3. Self-directed Refinement: On-demand Error Correction

Drafts occasionally fail due to missing constraints or syntax errors. Instead of multi-round correction for every question, CUCKOO triggers refinement only when execution returns an empty set. It diagnoses the error (e.g., missing constraints, format errors) and uses specific few-shot examples to guide the LLM in rewriting the draft. This process is self-contained and avoids the high costs and latency associated with continuous external feedback or fine-tuning.

Loss & Training¶

CUCKOO is a training-free framework based on In-Context Learning (ICL). Draft generation uses GPT-3.5-turbo as the backbone. SimCSE embeddings are used to retrieve the top-\(k\) similar examples from training data for few-shot demonstrations. The number of candidate generations is set to 1 or 6, with the final prediction determined by majority voting.

Key Experimental Results¶

Main Results¶

Dataset	Metric	CUCKOO(6)	KB-Coder(6)	KB-BINDER(6)
GrailQA (Overall)	EM/F1	62.1/64.2	51.2/56.3	52.5/54.5
GrailQA (Zero-shot)	EM/F1	57.5/59.8	46.7/51.6	45.9/48.6
NestKGQA	F1	26.2	24.4	4.6
GraphQ	F1	40.8	35.8	32.7

Ablation Study¶

Configuration	GrailQA F1	NestKGQA F1	Description
CUCKOO (Full)	64.2	26.2	Full model
w/o Self-directed Refinement	63.2	25.8	Refinement adds ~1 point
w/o Constraint Elements	61.3	24.4	Explict decomposition helps
w/o Schema-guided Matching	56.6	16.3	Core module; performance drops sharply

Key Findings¶

Schema-guided matching is the most critical module; removing it drops GrailQA by 7.6 points and NestKGQA by nearly 10 points.
CUCKOO's advantage is most pronounced in multi-constraint problems (3 constraints), achieving the highest EM.
Significant improvements (from 3.1 to 53.1) were achieved in superlative questions.
Performance of zero-shot LLMs on NestKGQA is far lower than on traditional KGQA, proving the difficulty of negation reasoning.
CPU memory usage is 4.7% lower than KB-Coder, though inference time increases by approximately 1.6x.

Highlights & Insights¶

PyLF effectively solves the long-standing problem of expressing negative constraints by simply adding a neg parameter to the JOIN function.

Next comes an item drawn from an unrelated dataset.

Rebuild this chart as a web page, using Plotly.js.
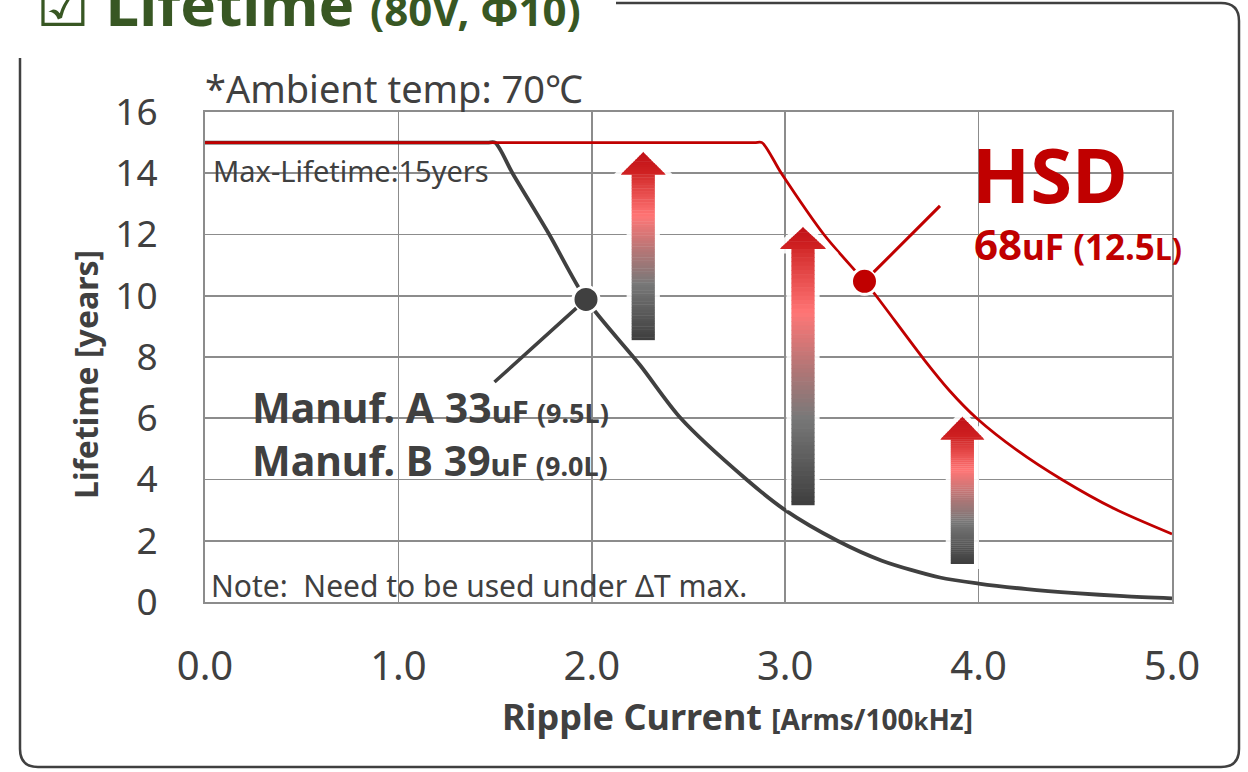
<!DOCTYPE html>
<html>
<head>
<meta charset="utf-8">
<script src="https://cdn.plot.ly/plotly-3.0.1.min.js"></script>
<style>html,body{margin:0;padding:0;background:#fff;}#chart{width:1248px;height:772px;}</style>
</head>
<body>
<div id="chart"></div>
<script>
// ---- data ----
const xTickVals = [0, 1, 2, 3, 4, 5];
const xTickText = ['0.0', '1.0', '2.0', '3.0', '4.0', '5.0'];
const yTickVals = [0, 2, 4, 6, 8, 10, 12, 14, 16];

// Manuf. A / B (33uF / 39uF) lifetime curve
const manufX = [0, 1.0, 1.46, 1.5, 1.59, 1.78, 1.97, 2.25, 2.46, 2.8, 3.0, 3.27, 3.5, 3.8, 4.0, 4.25, 4.5, 4.75, 5.0];
const manufY = [15, 15, 15, 15, 14.0, 12.0, 9.88, 7.73, 6.0, 4.0, 3.0, 2.0, 1.35, 0.8, 0.6, 0.42, 0.29, 0.19, 0.12];

// HSD 68uF lifetime curve
const hsdX = [0, 1.5, 2.84, 2.88, 2.98, 3.2, 3.41, 3.47, 3.72, 3.85, 3.99, 4.2, 4.43, 4.7, 5.0];
const hsdY = [15, 15, 15, 15, 14.0, 12.0, 10.47, 10.0, 7.9, 6.9, 6.0, 4.95, 4.0, 3.05, 2.22];

// highlighted points
const manufDotX = [1.97];
const manufDotY = [9.88];
const hsdDotX = [3.41];
const hsdDotY = [10.47];

// ---- layout helpers (pixel -> paper) ----
const L = 205, R = 1172, T = 112, B = 602;
const PX = px => (px - L) / (R - L);
const PY = py => (B - py) / (B - T);

const DARK = '#404040';
const RED = '#c00000';
const GREEN = '#385723';
const GRID = '#8c8c8c';
const FONT = 'Noto Sans, Open Sans, sans-serif';

const traces = [
  {x: manufX, y: manufY, type: 'scatter', mode: 'lines', line: {color: DARK, width: 3.8, shape: 'spline', smoothing: 0.8}, hoverinfo: 'skip'},
  {x: hsdX, y: hsdY, type: 'scatter', mode: 'lines', line: {color: RED, width: 2.8, shape: 'spline', smoothing: 0.8}, hoverinfo: 'skip'},
  {x: manufDotX, y: manufDotY, type: 'scatter', mode: 'markers',
   marker: {color: DARK, size: 26, line: {color: '#ffffff', width: 3}}, hoverinfo: 'skip'},
  {x: hsdDotX, y: hsdDotY, type: 'scatter', mode: 'markers',
   marker: {color: RED, size: 26, line: {color: '#ffffff', width: 3}}, hoverinfo: 'skip'}
];

// ---- gradient arrows (decoration) ----
function hexToRgb(h){return [parseInt(h.slice(1,3),16),parseInt(h.slice(3,5),16),parseInt(h.slice(5,7),16)];}
function interp(stops, t){
  for (let i = 0; i < stops.length - 1; i++) {
    const [t0, c0] = stops[i], [t1, c1] = stops[i+1];
    if (t >= t0 && t <= t1) {
      const f = (t - t0) / (t1 - t0), a = hexToRgb(c0), b = hexToRgb(c1);
      return 'rgb(' + a.map((v,k)=>Math.round(v + (b[k]-v)*f)).join(',') + ')';
    }
  }
  return stops[stops.length-1][1];
}
const shaftStops = [[0,'#d22a2a'],[0.25,'#ff7676'],[0.45,'#b87676'],[0.66,'#787878'],[1,'#3e3e3e']];
function arrow(cx, tipY, baseY, bottomY, headHalf, shaftHalf){
  const s = [];
  const poly = `M ${cx},${tipY} L ${cx+headHalf},${baseY} L ${cx+shaftHalf},${baseY} L ${cx+shaftHalf},${bottomY} L ${cx-shaftHalf},${bottomY} L ${cx-shaftHalf},${baseY} L ${cx-headHalf},${baseY} Z`;
  s.push({type:'path', xref:'x', yref:'y', path: poly, fillcolor:'#ffffff', line:{color:'rgba(255,255,255,0.9)', width:10}, layer:'above'});
  const N = 60;
  for (let i = 0; i < N; i++) {
    const y1 = baseY - (baseY - bottomY) * i / N;
    const y0 = baseY - (baseY - bottomY) * (i + 1.15) / N;
    s.push({type:'rect', xref:'x', yref:'y', x0: cx-shaftHalf, x1: cx+shaftHalf, y0: Math.max(y0, bottomY), y1: y1,
      fillcolor: interp(shaftStops, (i+0.5)/N), line:{width:0}, layer:'above'});
  }
  const M = 12;
  const hh = tipY - baseY;
  for (let i = 0; i < M; i++) {
    const yTop = tipY - hh * i / M, yBot = tipY - hh * (i+1) / M;
    const wTop = headHalf * i / M, wBot = headHalf * (i+1) / M;
    const c = interp([[0,'#c01016'],[1,'#d02222']], (i+0.5)/M);
    s.push({type:'path', xref:'x', yref:'y',
      path: `M ${cx-wTop},${yTop+0.01} L ${cx+wTop},${yTop+0.01} L ${cx+wBot},${yBot-0.01} L ${cx-wBot},${yBot-0.01} Z`,
      fillcolor: c, line:{width:0}, layer:'above'});
  }
  return s;
}

let shapes = [];
shapes = shapes.concat(arrow(2.266, 14.69, 13.96, 8.55, 0.116, 0.060));
shapes = shapes.concat(arrow(3.092, 12.24, 11.54, 3.16, 0.119, 0.060));
shapes = shapes.concat(arrow(3.916, 6.05, 5.31, 1.24, 0.114, 0.060));

// rounded frame around the panel
const framePath = `M ${PX(616)},${PY(3)} L ${PX(1221)},${PY(3)} Q ${PX(1239)},${PY(3)} ${PX(1239)},${PY(21)} `+
  `L ${PX(1239)},${PY(749)} Q ${PX(1239)},${PY(767)} ${PX(1221)},${PY(767)} `+
  `L ${PX(38)},${PY(767)} Q ${PX(20)},${PY(767)} ${PX(20)},${PY(749)} L ${PX(20)},${PY(58)}`;
shapes.push({type:'path', xref:'paper', yref:'paper', path: framePath, line:{color: DARK, width: 2.5}, layer:'above'});

const annotations = [
  {xref:'paper', yref:'paper', x: PX(34), y: PY(46), xanchor:'left', yanchor:'bottom', showarrow:false,
   text: '☑ <b>Lifetime</b> <b><span style="font-size:42px">(80V, Φ10)</span></b>',
   font:{family: FONT, size: 60, color: GREEN}},
  {xref:'paper', yref:'paper', x: PX(203), y: PY(88), xanchor:'left', yanchor:'middle', showarrow:false,
   text: '*Ambient temp: 70℃', font:{family: FONT, size: 38, color: DARK}},
  {xref:'paper', yref:'paper', x: PX(211), y: PY(170), xanchor:'left', yanchor:'middle', showarrow:false,
   text: 'Max-Lifetime:15yers', font:{family: FONT, size: 29, color: DARK}},
  {xref:'paper', yref:'paper', x: PX(209), y: PY(585), xanchor:'left', yanchor:'middle', showarrow:false,
   text: 'Note:  Need to be used under ΔT max.', font:{family: FONT, size: 30, color: DARK}},
  {xref:'paper', yref:'paper', x: PX(250), y: PY(407), xanchor:'left', yanchor:'middle', showarrow:false,
   text: '<b>Manuf. A 33<span style="font-size:31px">uF </span><span style="font-size:27px">(9.5L)</span></b>',
   font:{family: FONT, size: 41, color: DARK}},
  {xref:'paper', yref:'paper', x: PX(250), y: PY(460), xanchor:'left', yanchor:'middle', showarrow:false,
   text: '<b>Manuf. B 39<span style="font-size:31px">uF </span><span style="font-size:27px">(9.0L)</span></b>',
   font:{family: FONT, size: 41, color: DARK}},
  {xref:'paper', yref:'paper', x: PX(970), y: PY(173), xanchor:'left', yanchor:'middle', showarrow:false,
   text: '<b>HSD</b>', font:{family: FONT, size: 76, color: RED}},
  {xref:'paper', yref:'paper', x: PX(972), y: PY(243), xanchor:'left', yanchor:'middle', showarrow:false,
   text: '<b>68<span style="font-size:35px">uF (12.5</span><span style="font-size:30px">L)</span></b>',
   font:{family: FONT, size: 42, color: RED}},
  // leader lines from the highlighted points
  {x: manufDotX[0], y: manufDotY[0], xref:'x', yref:'y', text:'', showarrow:true, arrowhead:0,
   arrowwidth:3.5, arrowcolor: DARK, ax:-93, ay:84, standoff:13},
  {x: hsdDotX[0], y: hsdDotY[0], xref:'x', yref:'y', text:'', showarrow:true, arrowhead:0,
   arrowwidth:3, arrowcolor: RED, ax:77, ay:-77, standoff:13},
  // axis titles
  {xref:'paper', yref:'paper', x: PX(737), y: PY(716), xanchor:'center', yanchor:'middle', showarrow:false,
   text: '<b>Ripple Current</b> <b><span style="font-size:28px">[Arms/100<span style="font-size:24px">k</span>Hz]</span></b>',
   font:{family: FONT, size: 36, color: DARK}},
  {xref:'paper', yref:'paper', x: PX(85), y: PY(375), xanchor:'center', yanchor:'middle', showarrow:false,
   textangle: -90, text: '<b>Lifetime [years]</b>', font:{family: FONT, size: 32, color: DARK}}
];

const axisCommon = {
  showgrid: true, gridcolor: GRID, gridwidth: 1.6,
  showline: true, linecolor: GRID, linewidth: 2, mirror: true,
  zeroline: false, ticks: '', fixedrange: true
};

const layout = {
  width: 1248, height: 772,
  margin: {l: L, r: 1248 - R, t: T, b: 772 - B, pad: 0},
  paper_bgcolor: '#ffffff', plot_bgcolor: '#ffffff',
  showlegend: false,
  xaxis: Object.assign({}, axisCommon, {range: [0, 5], tickvals: xTickVals, ticktext: xTickText, ticklabelstandoff: 28,
    tickfont: {family: FONT, size: 40, color: DARK}}),
  yaxis: Object.assign({}, axisCommon, {range: [0, 16], tickvals: yTickVals, ticklabelstandoff: 38,
    tickfont: {family: FONT, size: 37, color: DARK}}),
  shapes: shapes,
  annotations: annotations
};

Plotly.newPlot('chart', traces, layout, {displayModeBar: false, staticPlot: true});
</script>
</body>
</html>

This "minimal modification" approach is a valuable alternative to inventing entirely new logic forms.
Schema-guided matching leverages the KG's type system to prune candidates, converting an exponential search space into a polynomial one. This approach is transferable to any scenario requiring generation and verification over structured knowledge.
The "trigger only on failure" strategy for self-directed refinement is an elegant engineering choice that avoids unnecessary LLM calls.

Limitations & Future Work¶

Applicability is limited in Open World Assumption (OWA) scenarios as the method relies on the Closed World Assumption.
The NestKGQA dataset is relatively small, having been expanded from existing benchmarks.
The method assumes a complete KG schema is available; incomplete schemas would require additional extraction models.
Performance relies on the backbone LLM's capabilities; future work should explore model-agnostic strategies.

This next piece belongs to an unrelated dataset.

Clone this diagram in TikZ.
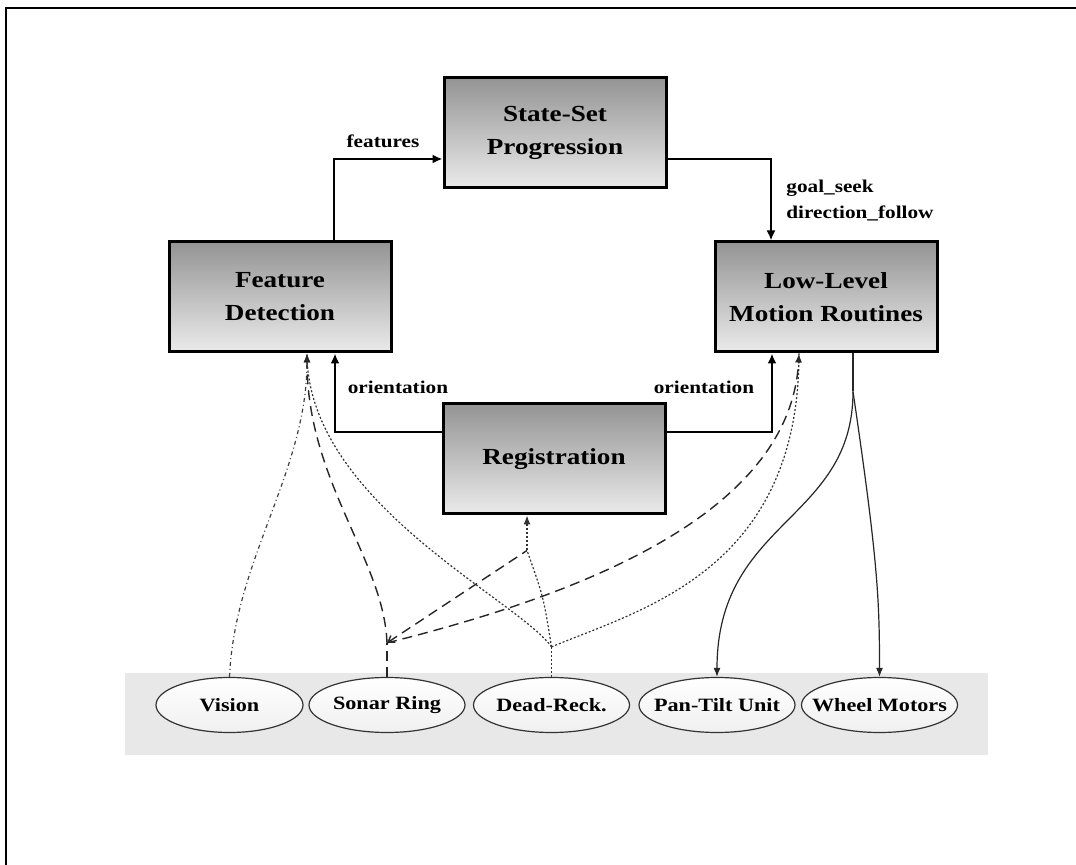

vs. KB-BINDER: KB-BINDER uses s-expressions which cannot represent negation and relies on brute-force search for matching. CUCKOO outperforms it via PyLF and schema-guided matching.
vs. KB-Coder: KB-Coder uses a Python-based logic form but lacks explicit negation and constraint decomposition. While it performs well in I.I.D. scenarios by mimicking examples, it lags behind CUCKOO in compositional generalization and negation tasks.

Rating¶

Novelty: ⭐⭐⭐⭐ Systematic definition of the Nepatve-constrained KGQA task; PyLF is simple yet effective.
Experimental Thoroughness: ⭐⭐⭐⭐ Multiple benchmarks and ablation studies, though the NestKGQA dataset size is limited.
Writing Quality: ⭐⭐⭐⭐ Clear structure with intuitive motivating examples.
Value: ⭐⭐⭐⭐ Fills a gap in handling negative constraints within KGQA; the schema-guided matching is of general value.